■ SOURCE DATA
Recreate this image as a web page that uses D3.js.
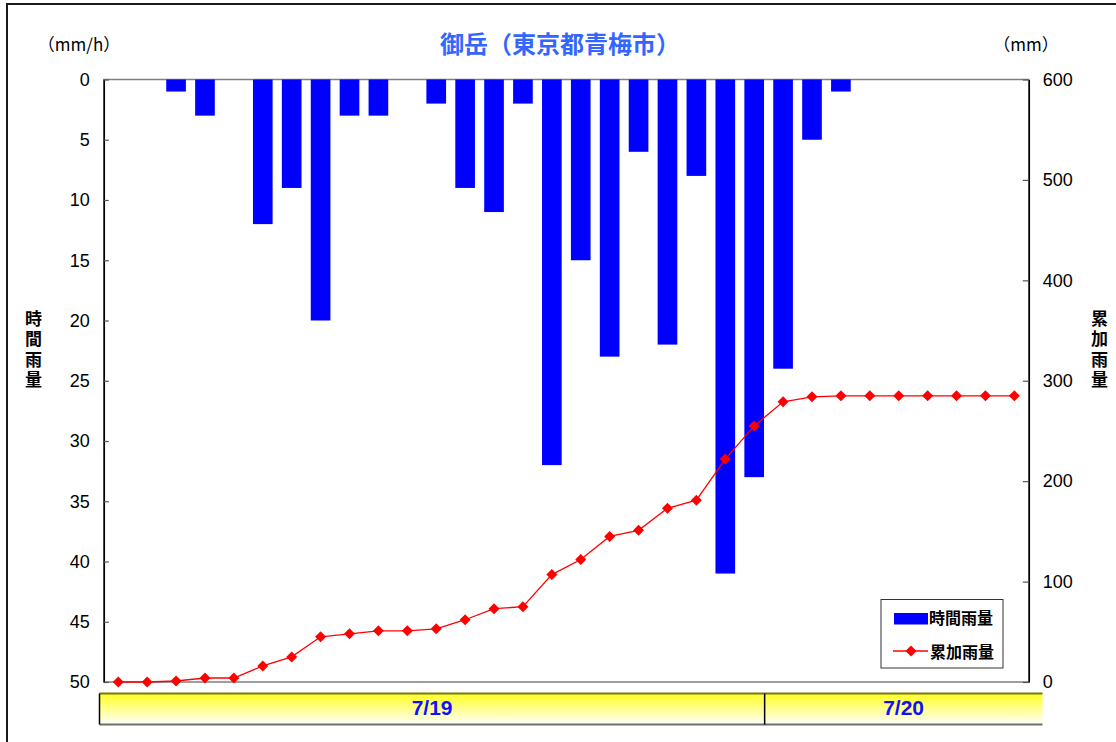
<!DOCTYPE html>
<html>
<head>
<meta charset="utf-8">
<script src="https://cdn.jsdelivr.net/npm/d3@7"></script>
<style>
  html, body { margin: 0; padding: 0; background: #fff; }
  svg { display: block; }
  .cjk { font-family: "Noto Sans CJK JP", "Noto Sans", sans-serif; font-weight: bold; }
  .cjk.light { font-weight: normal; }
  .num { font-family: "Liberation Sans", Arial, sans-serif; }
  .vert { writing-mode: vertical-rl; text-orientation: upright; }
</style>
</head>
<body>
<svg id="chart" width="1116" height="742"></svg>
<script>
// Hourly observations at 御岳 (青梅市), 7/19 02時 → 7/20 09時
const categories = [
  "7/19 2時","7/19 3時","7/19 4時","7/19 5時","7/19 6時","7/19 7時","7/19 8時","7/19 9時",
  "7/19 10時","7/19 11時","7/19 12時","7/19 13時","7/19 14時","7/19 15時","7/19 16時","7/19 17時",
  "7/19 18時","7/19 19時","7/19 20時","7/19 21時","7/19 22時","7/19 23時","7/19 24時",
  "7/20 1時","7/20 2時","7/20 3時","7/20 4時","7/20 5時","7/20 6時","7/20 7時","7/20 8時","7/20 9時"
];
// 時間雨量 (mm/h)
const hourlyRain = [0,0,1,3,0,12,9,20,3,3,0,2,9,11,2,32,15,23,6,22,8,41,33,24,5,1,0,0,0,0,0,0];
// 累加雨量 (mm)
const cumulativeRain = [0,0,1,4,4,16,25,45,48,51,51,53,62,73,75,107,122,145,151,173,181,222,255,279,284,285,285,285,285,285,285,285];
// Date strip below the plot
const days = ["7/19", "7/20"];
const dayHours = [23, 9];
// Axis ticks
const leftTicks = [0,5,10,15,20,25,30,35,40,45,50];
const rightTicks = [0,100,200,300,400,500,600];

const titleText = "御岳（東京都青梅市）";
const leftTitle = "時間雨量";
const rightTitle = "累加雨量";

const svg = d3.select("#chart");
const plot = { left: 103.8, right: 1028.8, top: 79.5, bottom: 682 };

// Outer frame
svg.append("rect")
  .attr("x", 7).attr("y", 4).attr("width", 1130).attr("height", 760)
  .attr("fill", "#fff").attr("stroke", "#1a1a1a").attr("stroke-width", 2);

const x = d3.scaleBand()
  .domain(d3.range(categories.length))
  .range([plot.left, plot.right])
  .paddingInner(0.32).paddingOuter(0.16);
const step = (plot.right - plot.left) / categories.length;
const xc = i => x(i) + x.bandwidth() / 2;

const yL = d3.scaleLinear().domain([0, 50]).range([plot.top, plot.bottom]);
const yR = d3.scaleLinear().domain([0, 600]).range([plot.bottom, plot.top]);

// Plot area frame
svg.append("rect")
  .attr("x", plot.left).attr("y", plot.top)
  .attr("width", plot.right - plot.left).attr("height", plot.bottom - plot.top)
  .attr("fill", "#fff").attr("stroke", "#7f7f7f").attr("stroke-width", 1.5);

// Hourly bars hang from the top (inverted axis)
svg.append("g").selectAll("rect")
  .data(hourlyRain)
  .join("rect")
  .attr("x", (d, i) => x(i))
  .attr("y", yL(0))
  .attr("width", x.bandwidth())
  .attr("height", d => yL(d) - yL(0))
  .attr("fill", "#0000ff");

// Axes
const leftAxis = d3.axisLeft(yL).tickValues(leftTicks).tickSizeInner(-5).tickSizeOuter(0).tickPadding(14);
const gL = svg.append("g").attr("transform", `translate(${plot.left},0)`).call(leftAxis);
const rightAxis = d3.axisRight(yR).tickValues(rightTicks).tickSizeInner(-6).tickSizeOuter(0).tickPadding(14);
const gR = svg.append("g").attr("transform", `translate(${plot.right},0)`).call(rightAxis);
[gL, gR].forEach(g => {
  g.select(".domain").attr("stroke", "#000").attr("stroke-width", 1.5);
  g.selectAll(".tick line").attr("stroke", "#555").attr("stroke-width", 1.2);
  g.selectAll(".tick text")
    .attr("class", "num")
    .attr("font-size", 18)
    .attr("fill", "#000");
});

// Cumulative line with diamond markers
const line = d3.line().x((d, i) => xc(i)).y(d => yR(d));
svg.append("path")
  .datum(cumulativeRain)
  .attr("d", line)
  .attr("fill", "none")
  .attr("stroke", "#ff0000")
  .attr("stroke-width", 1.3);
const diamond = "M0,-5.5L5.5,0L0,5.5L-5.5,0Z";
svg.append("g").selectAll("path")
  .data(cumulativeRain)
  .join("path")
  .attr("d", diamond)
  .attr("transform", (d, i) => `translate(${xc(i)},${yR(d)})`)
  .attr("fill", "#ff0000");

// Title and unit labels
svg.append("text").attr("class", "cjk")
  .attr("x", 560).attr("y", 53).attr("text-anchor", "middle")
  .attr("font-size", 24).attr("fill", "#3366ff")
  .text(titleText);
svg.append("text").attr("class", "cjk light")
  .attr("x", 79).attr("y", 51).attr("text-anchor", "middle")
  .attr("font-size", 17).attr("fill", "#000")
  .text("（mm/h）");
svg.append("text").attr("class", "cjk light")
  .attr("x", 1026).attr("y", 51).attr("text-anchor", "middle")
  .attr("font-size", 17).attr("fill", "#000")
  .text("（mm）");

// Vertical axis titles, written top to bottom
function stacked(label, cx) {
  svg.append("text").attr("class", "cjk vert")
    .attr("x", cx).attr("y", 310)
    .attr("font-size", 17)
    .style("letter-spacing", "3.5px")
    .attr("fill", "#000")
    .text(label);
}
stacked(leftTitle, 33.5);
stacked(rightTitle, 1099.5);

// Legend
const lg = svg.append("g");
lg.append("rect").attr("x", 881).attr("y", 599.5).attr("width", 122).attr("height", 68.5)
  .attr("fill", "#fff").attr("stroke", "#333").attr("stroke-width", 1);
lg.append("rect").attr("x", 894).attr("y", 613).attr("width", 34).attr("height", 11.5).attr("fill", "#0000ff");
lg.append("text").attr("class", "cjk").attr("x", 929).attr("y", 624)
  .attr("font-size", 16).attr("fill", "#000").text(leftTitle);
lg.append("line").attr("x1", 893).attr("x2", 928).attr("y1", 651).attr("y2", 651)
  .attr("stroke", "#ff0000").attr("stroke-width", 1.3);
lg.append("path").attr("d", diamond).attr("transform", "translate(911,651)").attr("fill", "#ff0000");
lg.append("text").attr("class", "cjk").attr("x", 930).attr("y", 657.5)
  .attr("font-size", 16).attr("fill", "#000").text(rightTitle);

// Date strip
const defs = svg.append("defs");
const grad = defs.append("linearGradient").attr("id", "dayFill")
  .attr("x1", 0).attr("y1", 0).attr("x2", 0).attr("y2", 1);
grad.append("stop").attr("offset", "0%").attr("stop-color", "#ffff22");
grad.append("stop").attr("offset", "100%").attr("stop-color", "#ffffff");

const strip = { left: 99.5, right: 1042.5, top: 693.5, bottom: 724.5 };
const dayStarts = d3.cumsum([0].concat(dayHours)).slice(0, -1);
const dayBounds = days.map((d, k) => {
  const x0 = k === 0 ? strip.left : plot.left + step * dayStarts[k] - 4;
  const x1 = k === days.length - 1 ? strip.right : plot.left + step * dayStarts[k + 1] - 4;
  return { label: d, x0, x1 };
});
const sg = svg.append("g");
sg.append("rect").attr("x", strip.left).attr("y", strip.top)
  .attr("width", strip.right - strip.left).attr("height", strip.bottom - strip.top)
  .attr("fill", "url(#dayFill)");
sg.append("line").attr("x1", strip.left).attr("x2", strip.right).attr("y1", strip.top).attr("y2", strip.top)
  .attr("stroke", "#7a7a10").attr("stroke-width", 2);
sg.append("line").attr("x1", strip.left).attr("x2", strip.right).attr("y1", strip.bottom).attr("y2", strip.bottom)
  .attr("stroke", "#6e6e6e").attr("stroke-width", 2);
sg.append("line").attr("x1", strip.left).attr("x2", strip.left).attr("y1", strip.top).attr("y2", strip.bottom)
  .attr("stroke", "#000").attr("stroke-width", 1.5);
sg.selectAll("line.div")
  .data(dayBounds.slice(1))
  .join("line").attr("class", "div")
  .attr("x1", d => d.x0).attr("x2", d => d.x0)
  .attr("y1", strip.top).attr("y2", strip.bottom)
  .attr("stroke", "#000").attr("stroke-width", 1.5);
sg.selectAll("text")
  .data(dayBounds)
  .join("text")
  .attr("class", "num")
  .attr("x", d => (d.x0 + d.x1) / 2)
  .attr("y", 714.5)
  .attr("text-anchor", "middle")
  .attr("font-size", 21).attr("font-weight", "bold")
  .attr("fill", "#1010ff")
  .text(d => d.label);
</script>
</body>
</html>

■ INSTRUCTIONS TO FOLLOW
Set down again, exactly, the lines of the material above from its first line to the one with "79.5, bottom: 682", inclusive. Leave the pictures out.

■ FULL ANSWER
Recreate this image as a web page that uses D3.js.
<!DOCTYPE html>
<html>
<head>
<meta charset="utf-8">
<script src="https://cdn.jsdelivr.net/npm/d3@7"></script>
<style>
  html, body { margin: 0; padding: 0; background: #fff; }
  svg { display: block; }
  .cjk { font-family: "Noto Sans CJK JP", "Noto Sans", sans-serif; font-weight: bold; }
  .cjk.light { font-weight: normal; }
  .num { font-family: "Liberation Sans", Arial, sans-serif; }
  .vert { writing-mode: vertical-rl; text-orientation: upright; }
</style>
</head>
<body>
<svg id="chart" width="1116" height="742"></svg>
<script>
// Hourly observations at 御岳 (青梅市), 7/19 02時 → 7/20 09時
const categories = [
  "7/19 2時","7/19 3時","7/19 4時","7/19 5時","7/19 6時","7/19 7時","7/19 8時","7/19 9時",
  "7/19 10時","7/19 11時","7/19 12時","7/19 13時","7/19 14時","7/19 15時","7/19 16時","7/19 17時",
  "7/19 18時","7/19 19時","7/19 20時","7/19 21時","7/19 22時","7/19 23時","7/19 24時",
  "7/20 1時","7/20 2時","7/20 3時","7/20 4時","7/20 5時","7/20 6時","7/20 7時","7/20 8時","7/20 9時"
];
// 時間雨量 (mm/h)
const hourlyRain = [0,0,1,3,0,12,9,20,3,3,0,2,9,11,2,32,15,23,6,22,8,41,33,24,5,1,0,0,0,0,0,0];
// 累加雨量 (mm)
const cumulativeRain = [0,0,1,4,4,16,25,45,48,51,51,53,62,73,75,107,122,145,151,173,181,222,255,279,284,285,285,285,285,285,285,285];
// Date strip below the plot
const days = ["7/19", "7/20"];
const dayHours = [23, 9];
// Axis ticks
const leftTicks = [0,5,10,15,20,25,30,35,40,45,50];
const rightTicks = [0,100,200,300,400,500,600];

const titleText = "御岳（東京都青梅市）";
const leftTitle = "時間雨量";
const rightTitle = "累加雨量";

const svg = d3.select("#chart");
const plot = { left: 103.8, right: 1028.8, top: 79.5, bottom: 682 };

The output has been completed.